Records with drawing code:
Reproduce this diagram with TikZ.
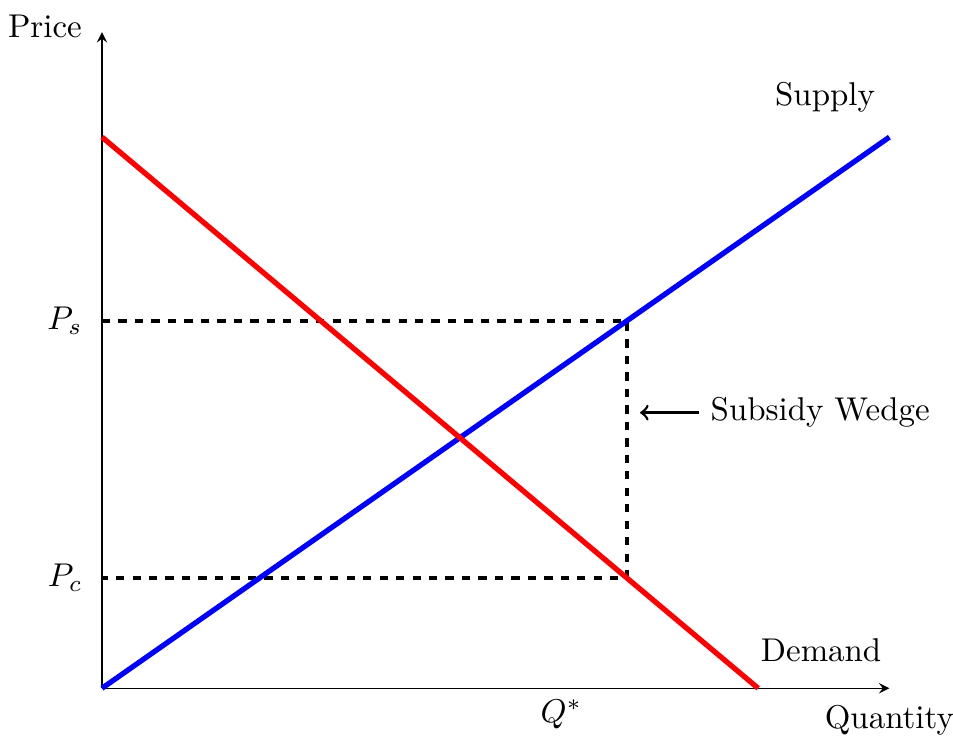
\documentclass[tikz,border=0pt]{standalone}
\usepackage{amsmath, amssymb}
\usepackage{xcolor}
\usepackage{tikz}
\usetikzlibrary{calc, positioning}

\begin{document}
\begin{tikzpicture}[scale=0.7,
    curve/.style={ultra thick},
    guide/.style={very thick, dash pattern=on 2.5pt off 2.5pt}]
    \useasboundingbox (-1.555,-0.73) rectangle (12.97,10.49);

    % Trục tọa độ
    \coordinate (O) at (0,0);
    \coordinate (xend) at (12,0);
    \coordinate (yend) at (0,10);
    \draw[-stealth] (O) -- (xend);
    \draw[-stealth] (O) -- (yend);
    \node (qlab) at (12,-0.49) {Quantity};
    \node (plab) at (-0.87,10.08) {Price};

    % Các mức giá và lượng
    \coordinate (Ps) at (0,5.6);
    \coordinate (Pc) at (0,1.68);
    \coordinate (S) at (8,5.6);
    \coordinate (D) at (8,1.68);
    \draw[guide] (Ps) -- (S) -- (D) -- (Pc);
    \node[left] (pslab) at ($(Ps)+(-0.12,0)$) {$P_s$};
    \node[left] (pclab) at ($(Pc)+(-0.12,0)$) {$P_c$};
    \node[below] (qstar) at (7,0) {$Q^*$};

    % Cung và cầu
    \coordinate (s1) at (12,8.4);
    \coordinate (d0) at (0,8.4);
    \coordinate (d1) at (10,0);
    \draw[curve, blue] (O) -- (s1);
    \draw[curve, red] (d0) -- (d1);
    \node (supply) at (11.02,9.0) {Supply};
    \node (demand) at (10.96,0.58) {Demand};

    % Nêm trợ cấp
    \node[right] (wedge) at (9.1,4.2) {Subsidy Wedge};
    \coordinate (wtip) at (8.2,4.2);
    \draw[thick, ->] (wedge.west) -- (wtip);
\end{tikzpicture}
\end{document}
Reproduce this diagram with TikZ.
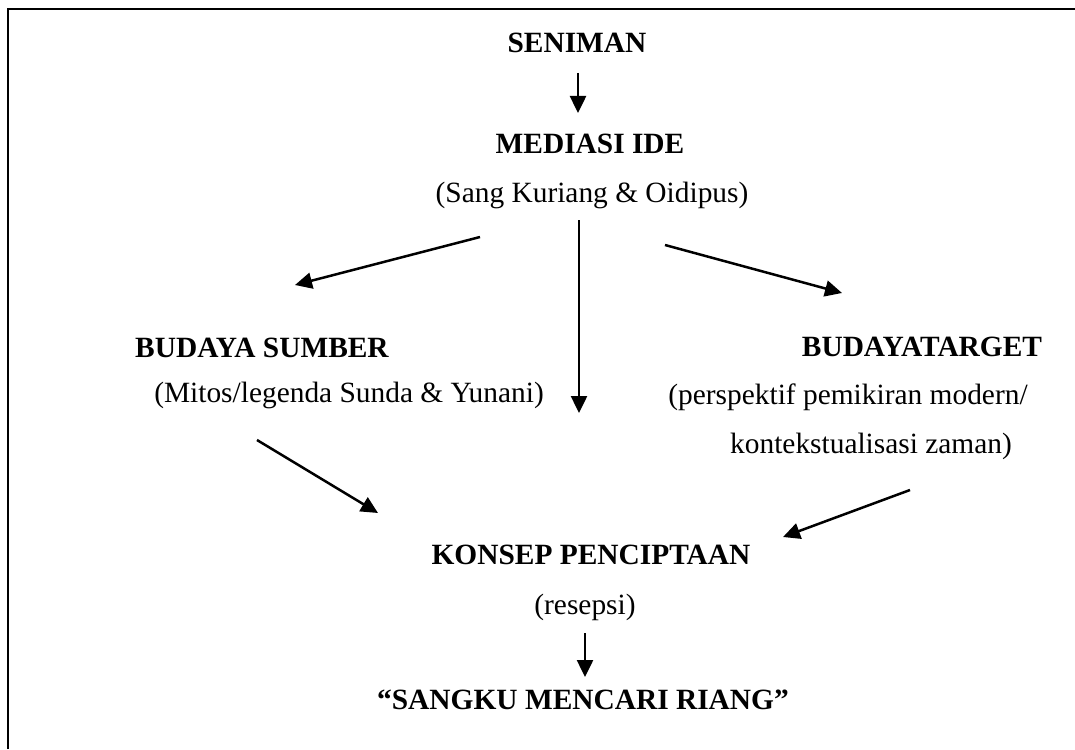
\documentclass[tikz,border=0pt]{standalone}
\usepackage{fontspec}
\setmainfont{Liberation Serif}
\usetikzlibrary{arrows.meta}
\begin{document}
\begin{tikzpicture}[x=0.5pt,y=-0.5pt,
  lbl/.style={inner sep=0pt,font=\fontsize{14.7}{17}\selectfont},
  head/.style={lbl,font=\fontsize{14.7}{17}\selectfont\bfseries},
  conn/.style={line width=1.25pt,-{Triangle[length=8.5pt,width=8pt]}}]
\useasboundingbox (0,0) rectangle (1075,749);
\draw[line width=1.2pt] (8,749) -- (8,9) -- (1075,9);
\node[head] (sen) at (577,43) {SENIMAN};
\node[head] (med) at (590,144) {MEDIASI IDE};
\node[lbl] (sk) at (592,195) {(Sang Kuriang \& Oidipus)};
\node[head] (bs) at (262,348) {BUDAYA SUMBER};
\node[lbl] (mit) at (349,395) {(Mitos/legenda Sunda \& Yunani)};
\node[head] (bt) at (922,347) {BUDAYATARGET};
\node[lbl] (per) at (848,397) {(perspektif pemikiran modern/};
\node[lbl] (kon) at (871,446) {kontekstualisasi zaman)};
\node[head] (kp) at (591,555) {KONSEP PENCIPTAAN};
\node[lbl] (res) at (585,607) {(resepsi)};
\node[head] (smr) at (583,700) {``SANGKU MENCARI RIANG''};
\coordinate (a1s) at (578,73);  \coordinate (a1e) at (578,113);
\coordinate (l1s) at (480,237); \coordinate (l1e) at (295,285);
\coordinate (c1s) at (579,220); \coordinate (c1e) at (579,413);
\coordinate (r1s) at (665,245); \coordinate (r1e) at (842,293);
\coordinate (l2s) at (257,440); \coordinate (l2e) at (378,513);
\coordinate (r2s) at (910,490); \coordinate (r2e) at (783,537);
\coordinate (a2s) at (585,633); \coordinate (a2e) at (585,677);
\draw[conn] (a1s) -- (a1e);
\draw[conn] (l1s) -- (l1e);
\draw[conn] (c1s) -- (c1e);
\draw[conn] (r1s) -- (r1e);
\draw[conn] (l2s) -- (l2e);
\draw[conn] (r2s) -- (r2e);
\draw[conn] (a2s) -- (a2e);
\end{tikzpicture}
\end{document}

# What is required:
From the first line of the listing above, repeat every line through the one holding "(plab) at (-0.87,10.08)". Both ends count, and pictures stay out.

# Answer for this exercise:
Reproduce this diagram with TikZ.
\documentclass[tikz,border=0pt]{standalone}
\usepackage{amsmath, amssymb}
\usepackage{xcolor}
\usepackage{tikz}
\usetikzlibrary{calc, positioning}

\begin{document}
\begin{tikzpicture}[scale=0.7,
    curve/.style={ultra thick},
    guide/.style={very thick, dash pattern=on 2.5pt off 2.5pt}]
    \useasboundingbox (-1.555,-0.73) rectangle (12.97,10.49);

    % Trục tọa độ
    \coordinate (O) at (0,0);
    \coordinate (xend) at (12,0);
    \coordinate (yend) at (0,10);
    \draw[-stealth] (O) -- (xend);
    \draw[-stealth] (O) -- (yend);
    \node (qlab) at (12,-0.49) {Quantity};
    \node (plab) at (-0.87,10.08) {Price};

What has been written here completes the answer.